Terá passado algo despercebido, mas não deixa de ter relevância. 

Deng Pufang, filho mais velho de Deng Xiaoping, dirigia-se à Federação de Pessoas com Deficiência da China, entidade da qual é presidente honorário. Deng é aliás uma figura com particular simbolismo não apenas pela ascendência familiar, mas também porque passou a ter de utilizar cadeira de rodas desde 1968 quando ficou seriamente ferido ao fugir de uma multidão em fúria nos tempos conturbados da Revolução Cultural.

No mês passado lembrou aspetos essenciais do legado do pai, num discurso que só agora veio a lume. Desde logo, argumentou, o processo de reformas e abertura iniciado há 40 anos é irreversível. Por outro, enfatizou máximas de Deng Xiaoping como a necessidade de “procurar a verdade através dos factos” e manter a mente sóbria.
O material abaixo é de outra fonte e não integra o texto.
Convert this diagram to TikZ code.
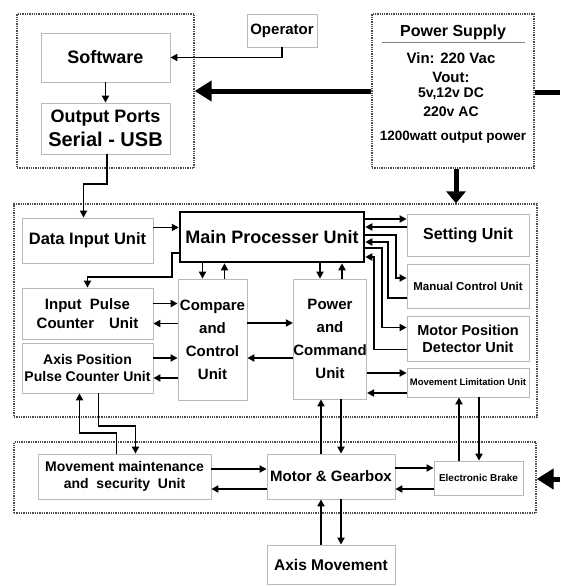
\documentclass[tikz,border=0pt]{standalone}
\usepackage{fontspec}
\setmainfont{Liberation Sans}
\usetikzlibrary{arrows.meta}
\newcommand{\fsz}[2]{\fontsize{#1}{#2}\selectfont\bfseries}

\begin{document}
\begin{tikzpicture}[x=1pt,y=-1pt,
    unit/.style={draw=gray!55, line width=0.8pt, fill=white, align=center, inner sep=0pt},
    group/.style={draw=black!70, densely dotted, line width=1.3pt},
    arr/.style={draw, line width=1.9pt, -{Triangle[length=7pt,width=7pt]}},
    bigarr/.style={draw, line width=5pt, -{Triangle[length=17pt,width=20pt]}},
    downarr/.style={draw, line width=5pt, -{Triangle[length=12pt,width=19pt]}}]
  \useasboundingbox (0,0) rectangle (560,586);

  % groups
  \node[group, minimum width=177pt, minimum height=154pt] (TopGroup) at (105.5,91) {};
  \node[group, minimum width=162pt, minimum height=154pt] (PSU) at (453,91) {};
  \node[group, minimum width=523pt, minimum height=213pt] (MidGroup) at (275.5,310.5) {};
  \node[group, minimum width=522pt, minimum height=71pt] (LowGroup) at (275,477.5) {};

  % top row
  \node[unit, minimum width=129pt, minimum height=49pt, font=\fsz{18}{22}] (Software) at (105.5,57.5) {Software};
  \node[unit, minimum width=129pt, minimum height=51pt, font=\fsz{18}{24}] (OutPorts) at (105.5,128.5) {Output Ports\\\fsz{20}{24}Serial - USB};
  \node[unit, minimum width=70pt, minimum height=33pt, font=\fsz{15}{18}] (Operator) at (282,30.5) {Operator};

  % power supply text
  \node[font=\fsz{16}{19}] (psuTitle) at (453,32) {Power Supply};
  \draw[gray, line width=0.8pt] (382,42) -- (525,42);
  \node[font=\fsz{15}{18}] (psuVin) at (451,58) {Vin: 220 Vac};
  \node[font=\fsz{15}{18}] (psuVout) at (451,77) {Vout:};
  \node[font=\fsz{14}{17}] (psuDC) at (451,94) {5v,12v DC};
  \node[font=\fsz{14}{17}] (psuAC) at (451,112) {220v AC};
  \node[font=\fsz{13.5}{16}] (psuWatt) at (453,137) {1200watt output power};

  % middle units
  \node[unit, minimum width=131pt, minimum height=45pt, font=\fsz{16.5}{20}] (DataIn) at (87.5,240.5) {Data Input Unit};
  \node[unit, draw=black, line width=2.5pt, minimum width=184pt, minimum height=50pt, font=\fsz{18}{22}] (Main) at (272,237) {Main Processer Unit};
  \node[unit, minimum width=131pt, minimum height=51pt, font=\fsz{15}{19}] (InPulse) at (87.5,313.5) {Input\ \ Pulse\\Counter\quad Unit};
  \node[unit, minimum width=131pt, minimum height=50pt, font=\fsz{14}{17}] (AxisPos) at (87.5,368) {Axis Position\\Pulse Counter Unit};
  \node[unit, minimum width=69pt, minimum height=121pt, font=\fsz{15}{23}] (Compare) at (212.5,339.5) {Compare\\and\\Control\\Unit};
  \node[unit, minimum width=68pt, minimum height=120pt, font=\fsz{15}{23}] (PowerCmd) at (330,339) {Power\\and\\Command\\Unit};
  \node[unit, minimum width=122pt, minimum height=42pt, font=\fsz{16}{19}] (Setting) at (468,235) {Setting Unit};
  \node[unit, minimum width=122pt, minimum height=44pt, font=\fsz{11.5}{14}] (Manual) at (468,286) {Manual Control Unit};
  \node[unit, minimum width=122pt, minimum height=45pt, font=\fsz{14.5}{17}] (MotorPos) at (468,338.5) {Motor Position\\Detector Unit};
  \node[unit, minimum width=122pt, minimum height=29pt, font=\fsz{9.5}{12}] (Limit) at (468,382.5) {Movement Limitation Unit};

  % lower units
  \node[unit, minimum width=173pt, minimum height=45pt, font=\fsz{14}{17}] (MovMaint) at (124.5,476.5) {Movement maintenance\\and\ \ security\ \ Unit};
  \node[unit, minimum width=128pt, minimum height=45pt, font=\fsz{15}{18}] (Motor) at (331,476.5) {Motor \& Gearbox};
  \node[unit, minimum width=89pt, minimum height=34pt, font=\fsz{10}{12}] (Brake) at (478.5,478) {Electronic Brake};
  \node[unit, minimum width=128pt, minimum height=39pt, font=\fsz{15.5}{18}] (AxisMov) at (331,564.5) {Axis Movement};

  \coordinate (edgeTop) at (560,92);
  \coordinate (edgeLow) at (560,479);

  % power lines
  \draw[bigarr] (PSU.west) -- (TopGroup.east |- PSU.west);
  \draw[line width=5pt] (PSU.east |- edgeTop) -- (edgeTop);
  \draw[downarr] ([xshift=3pt]PSU.south) -- ([xshift=3pt]PSU.south |- MidGroup.north);
  \draw[bigarr] (edgeLow) -- (LowGroup.east |- edgeLow);

  % top connections
  \draw[arr] (Operator.south) |- (Software.east);
  \draw[arr] (Software.south) -- (OutPorts.north);
  \draw[arr] ([xshift=1.5pt]OutPorts.south) -- ++(0,30) -| ([xshift=-4pt]DataIn.north);

  % main processer connections
  \draw[arr] ([yshift=13pt]DataIn.east) -- ([yshift=13pt]DataIn.east -| Main.west);
  \draw[arr] ([yshift=-16pt]Main.west) -- ++(-7,0) -- ++(0,24) -| (InPulse.north);
  \draw[arr] ([xshift=-10pt]Compare.north |- Main.south) -- ([xshift=-10pt]Compare.north);
  \draw[arr] ([xshift=12pt]Compare.north) -- ([xshift=12pt]Compare.north |- Main.south);
  \draw[arr] ([xshift=-10pt]PowerCmd.north |- Main.south) -- ([xshift=-10pt]PowerCmd.north);
  \draw[arr] ([xshift=12pt]PowerCmd.north) -- ([xshift=12pt]PowerCmd.north |- Main.south);
  \draw[arr] ([yshift=16pt]Setting.west -| Main.east) -- ([yshift=16pt]Setting.west);
  \draw[arr] ([yshift=8pt]Setting.west) -- ([yshift=8pt]Setting.west -| Main.east);
  \draw[arr] ([yshift=2pt]Main.east) -- ++(31,0) |- ([yshift=8pt]Manual.west);
  \draw[arr] ([yshift=-12pt]Manual.west) -- ++(-19,0) |- ([yshift=-5pt]Main.east);
  \draw[arr] ([yshift=-11pt]Main.east) -- ++(17,0) |- ([yshift=11pt]MotorPos.west);
  \draw[arr] ([yshift=-11pt]MotorPos.west) -- ++(-33,0) |- ([yshift=-20pt]Main.east);

  % counters, compare and command
  \draw[arr] ([yshift=10pt]InPulse.east) -- ([yshift=10pt]InPulse.east -| Compare.west);
  \draw[arr] ([yshift=-10pt]InPulse.east -| Compare.west) -- ([yshift=-10pt]InPulse.east);
  \draw[arr] ([yshift=10pt]AxisPos.east) -- ([yshift=10pt]AxisPos.east -| Compare.west);
  \draw[arr] ([yshift=-10pt]AxisPos.east -| Compare.west) -- ([yshift=-10pt]AxisPos.east);
  \draw[arr] ([yshift=16.5pt]Compare.east) -- ([yshift=16.5pt]Compare.east -| PowerCmd.west);
  \draw[arr] ([yshift=-18.5pt]Compare.east -| PowerCmd.west) -- ([yshift=-18.5pt]Compare.east);
  \draw[arr] ([yshift=9.5pt]Limit.west -| PowerCmd.east) -- ([yshift=9.5pt]Limit.west);
  \draw[arr] ([yshift=-10.5pt]Limit.west) -- ([yshift=-10.5pt]Limit.west -| PowerCmd.east);

  % lower connections
  \draw[arr] ([xshift=-8pt]MovMaint.north) -- ++(0,-21) -| ([xshift=-8pt]AxisPos.south);
  \draw[arr] ([xshift=11pt]AxisPos.south) -- ++(0,33) -| ([xshift=11pt]MovMaint.north);
  \draw[arr] ([xshift=-10pt]Motor.north) -- ([xshift=-10pt]Motor.north |- PowerCmd.south);
  \draw[arr] ([xshift=10pt]Motor.north |- PowerCmd.south) -- ([xshift=10pt]Motor.north);
  \draw[arr] ([xshift=-9pt]Limit.south |- Brake.north) -- ([xshift=-9pt]Limit.south);
  \draw[arr] ([xshift=11pt]Limit.south) -- ([xshift=11pt]Limit.south |- Brake.north);
  \draw[arr] ([yshift=7.5pt]MovMaint.east) -- ([yshift=7.5pt]MovMaint.east -| Motor.west);
  \draw[arr] ([yshift=-12.5pt]MovMaint.east -| Motor.west) -- ([yshift=-12.5pt]MovMaint.east);
  \draw[arr] ([yshift=10pt]Brake.west -| Motor.east) -- ([yshift=10pt]Brake.west);
  \draw[arr] ([yshift=-11pt]Brake.west) -- ([yshift=-11pt]Brake.west -| Motor.east);
  \draw[arr] ([xshift=-10pt]AxisMov.north) -- ([xshift=-10pt]AxisMov.north |- Motor.south);
  \draw[arr] ([xshift=10pt]AxisMov.north |- Motor.south) -- ([xshift=10pt]AxisMov.north);
\end{tikzpicture}
\end{document}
Numa altura em que Pequim tem adotado uma abordagem muito mais assertiva na afirmação como potência global – o que tem tido como consequência uma maior perceção da China como ameaça em vários países – Deng Pufang também quis salientar que há que manter firme o caminho da paz e desenvolvimento, num contexto externo marcado por incertezas, sendo mais importante resolver os problemas internos. Era novamente a voz do pai a ecoar em dissonância com o que tem prevalecido nos últimos cinco anos em Zhongnanhai. Começa a ser claro, aos olhos de muitos, dentro e fora da China, que esta forma de projeção de poder tem efeitos contraproducentes que carecem de ser corrigidos. Nas vésperas do 40o aniversário do início do processo que transformou o país e o mundo, vale a pena revisitar os conselhos do arquiteto das reformas. Não apenas da boca para fora, como por vezes, parece fazer a atual liderança que, de forma precipitada, se começou a desviar desse caminho. 

Tudo se torna mais difícil num mundo marcado pela polarização insana protagonizada por líderes como Trump, Duterte e agora Bolsonaro que ameaçam os pilares do multilateralismo e, consequentemente, a paz e o desenvolvimento. Mas em Pequim, há que resistir à húbris, manter o bom senso e equilíbrio e, em tempos incertos e perigosos, regressar ao caminho corretamente trilhado por Deng Xiaoping. A reaproximação sino-nipónica, ilustrada na visita do primeiro-ministro, Shinzo Abe, a Pequim na semana passada (a primeira de um chefe de governo japonês em sete anos) é um sinal positivo. Precisamos de mais.